Marines were frustrated at the inability to arrest insurgents who were planting bombs and attacking U.S. forces in the Hamandiya area west of Baghdad. Their officers complained that they weren’t tough enough. One officer may have inadvertently planted the idea of an execution by talking loosely about killing Iraqis and by authorizing such measures as a “blood choke” to force suspects to talk.
Military prosecutors suddenly weren’t all that sure about the victim’s identity or background after having repeatedly called him a retired policeman and doting grandfather. By the end of Hutchins’ trial, prosecutors had taken to calling the victim “an unnamed Iraqi male.”
In his final argument to jurors, Hutchins’ prosecutor tried some damage control, asserting that the real victim in the case was the Marine Corps, which had to pull a squad from the battlefield because of the investigation.
To get their plea bargains, resulting in sentences of 10 months to eight years, the four Marines and Navy corpsman were required to testify against their three former squad mates.
But the prosecution may have gotten something different from what it expected in the testimony of Pvt. Robert Pennington, whose eight-year sentence is second only to that of Hutchins in severity.
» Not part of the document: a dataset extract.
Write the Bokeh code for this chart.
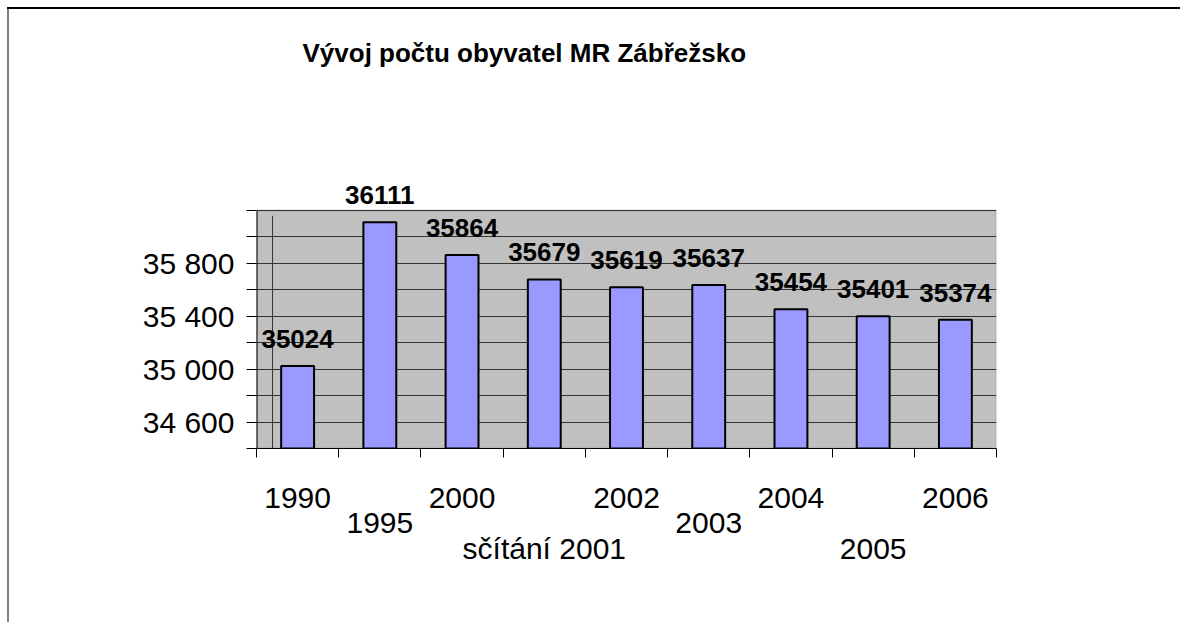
from bokeh.plotting import figure
from bokeh.models import ColumnDataSource, FixedTicker, LabelSet, Label, Range1d, BoxAnnotation
from bokeh.core.properties import value
from bokeh.embed import file_html
from bokeh.resources import INLINE

# ---- data ----
title_text = "Vývoj počtu obyvatel MR  Zábřežsko"
categories = ["1990", "1995", "2000", "sčítání 2001", "2002", "2003", "2004", "2005", "2006"]
population = [35024, 36111, 35864, 35679, 35619, 35637, 35454, 35401, 35374]
y_ticks = [34600, 35000, 35400, 35800]
y_tick_labels = ["34 600", "35 000", "35 400", "35 800"]
y_minor_ticks = [34400, 34800, 35200, 35600, 36000, 36200]
y_min, y_max = 34400, 36200

# ---- layout helpers ----
label_rows = [0, 1, 0, 2, 0, 1, 0, 2, 0]   # staggered category label rows
FONT = "Liberation Sans"
n = len(categories)
xc = [i + 0.5 for i in range(n)]

W, H = 1180, 622
FRAME_L, FRAME_R, FRAME_T, FRAME_B = 256, 996, 20, 448
PLOT_TOP_PX = 210                     # pixel row of y_max
units_per_px = (y_max - y_min) / (FRAME_B - PLOT_TOP_PX)
view_top = y_min + (FRAME_B - FRAME_T) * units_per_px

src = ColumnDataSource(dict(
    x=xc,
    pop=population,
    pop_label=[str(v) for v in population],
))

p = figure(width=W, height=H,
           x_range=Range1d(0, n), y_range=Range1d(y_min, view_top),
           output_backend="svg", toolbar_location=None,
           min_border_left=FRAME_L, min_border_right=W - FRAME_R,
           min_border_top=FRAME_T, min_border_bottom=H - FRAME_B)
p.styles = {
    "background": "linear-gradient(#000,#000) 7px 7px / 100% 2px no-repeat, "
                  "linear-gradient(#808080,#808080) 7px 7px / 2px 100% no-repeat"
}
p.background_fill_color = None
p.border_fill_color = None
p.outline_line_color = None

# grey plot area
p.add_layout(BoxAnnotation(bottom=y_min, top=y_max, fill_color="#C0C0C0", fill_alpha=1.0,
                           line_color="#808080", line_width=2, level="image"))

# bars
p.vbar(x="x", top="pop", bottom=y_min, width=0.4, source=src,
       fill_color="#9999FF", line_color="black", line_width=2)

# left axis line of the plot area
p.segment(x0=[0], y0=[y_min], x1=[0], y1=[y_max], line_color="black", line_width=2)
# stray vertical line seen in the original
p.segment(x0=[0.195], y0=[y_min], x1=[0.195], y1=[y_max - 40], line_color="#333333", line_width=1)

# y axis
yax = p.yaxis[0]
yax.ticker = FixedTicker(ticks=y_ticks, minor_ticks=y_minor_ticks)
yax.major_label_overrides = {t: l for t, l in zip(y_ticks, y_tick_labels)}
yax.major_label_text_font = FONT
yax.major_label_text_font_size = "30px"
yax.major_label_text_color = "black"
yax.major_label_standoff = 12
yax.major_tick_in = 0
yax.major_tick_out = 10
yax.minor_tick_in = 0
yax.minor_tick_out = 10
yax.major_tick_line_color = "black"
yax.minor_tick_line_color = "black"
yax.axis_line_color = None

# x axis: labels at category centres (staggered), ticks at boundaries
xax = p.xaxis[0]
xax.ticker = FixedTicker(ticks=xc, minor_ticks=list(range(n + 1)))
xax.major_label_overrides = {x: "\n" * r + c for x, r, c in zip(xc, label_rows, categories)}
xax.major_label_text_font = FONT
xax.major_label_text_font_size = "30px"
xax.major_label_text_line_height = 0.78
xax.major_label_text_color = "black"
xax.major_label_standoff = 23
xax.major_tick_in = 0
xax.major_tick_out = 0
xax.minor_tick_in = 0
xax.minor_tick_out = 9
xax.minor_tick_line_color = "black"
xax.axis_line_color = "black"

# grid
p.xgrid.visible = False
p.ygrid.grid_line_color = "#333333"
p.ygrid.minor_grid_line_color = "#333333"

# value labels
p.add_layout(LabelSet(x="x", y="pop", text="pop_label", source=src,
                      text_font=value(FONT), text_font_size="26px", text_font_style="bold",
                      text_align="center", text_baseline="alphabetic",
                      y_offset=18, text_color="black"))

# title
p.add_layout(Label(x=0, y=y_max, x_offset=46, y_offset=158, text=title_text,
                   text_font=FONT, text_font_size="26px", text_font_style="bold",
                   text_align="left", text_baseline="alphabetic", text_color="black"))

open("out.html", "w").write(file_html(p, INLINE))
To all three juries, Pennington said that the killing that night, although unauthorized and illegal, may have acted as a deterrent to insurgent attacks. (Marine officials say records show that insurgent attacks around Hamandiya declined after the killing, but those records are classified and were not part of the trials.)
“I believe, in the end, that the actions we took prevented death or bodily harm to me and other Marines,” Pennington testified at the Thomas hearing.
Thomas, after being freed, testified at the Magincalda trial that it was not surprising that all eight squad members went along with the plot.
“Over there,” he said, “nobody goes against the squad.”
So in the three trials, did the jurors also, in effect, side with the squad? One expert on life in the corps chose to focus on the verdicts, not the reduced sentences.
Bing West, whose two books about Marines in Iraq detail the close bonds among infantry troops, said after the final verdict that he was sure that jurors were sick at heart at having to vote to convict one of their own.
“It is a testament to the honor of all grunts that a jury of such peers would return guilty verdicts,” he said. “This war, where the enemy hides as civilians, is morally wrenching.”